Today’s Habit is brought to you by the letter “R” and the number 1.
Seven Habits of Highly Dysfunctional Enterprise Developers:
- Blame Everyone But Yourself
- Confuse Motion With Action
- Use Complexity To Demonstrate Intelligence
- Keep Important Information Secret And Safe
- Fix It Later
- Reuse Is Overrated
- Principles Are More Important Than Results
Feeling that urge to rewrite qsort? Convinced you can write a better Hibernate than Hibernate? Positive that there is no XML parser out there that will suffice for your project? Um. Put down that Erlang compiler a sec and listen.
I completely understand why these urges come up. We love to solve problems. And sometimes, writing a billing application isn’t nearly as fun as say, creating a custom persistence layer that converts XML to binary ZIP and inserts it into a BLOB in the database. But you won’t get a promotion because you reinvented the GOTO in your custom Haskell extension. You might get a promotion because you shipped a working product on time, under budget that delighted your customers.

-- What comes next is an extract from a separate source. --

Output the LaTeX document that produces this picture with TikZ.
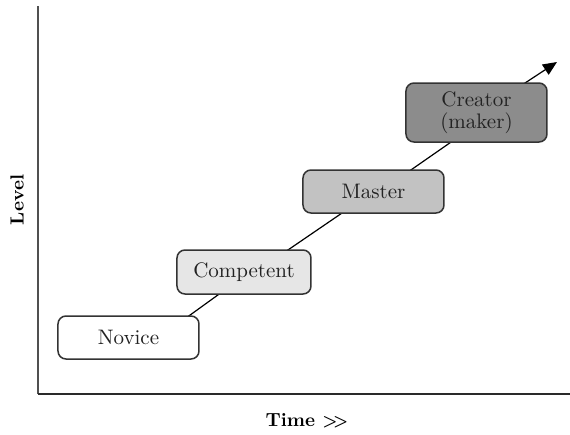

The goal of every software project is to launch. Anything that gets you to launch quicker is good. Previously developed libraries, even beta-grade ones, can be a win for you and your team. That’s not to say you should create a Frankenapp by bolting every Open Source project together within reach. But making judicious use of the right technologies can substantially reduce your time to market.
The one (and I do mean ONE exception) is creating something that is part of your core competency. If you’re Intuit, then accounting software is your core competency and you’d better write some cool 401(k) prediction algorithms to help people use Quicken more effectively. But what about a web framework? Intuit isn’t in the business of creating frameworks. Should they write a brand new one? Probably not. Understand what you’re in the business of doing, and write THAT. Find help for everything else, as much as you can.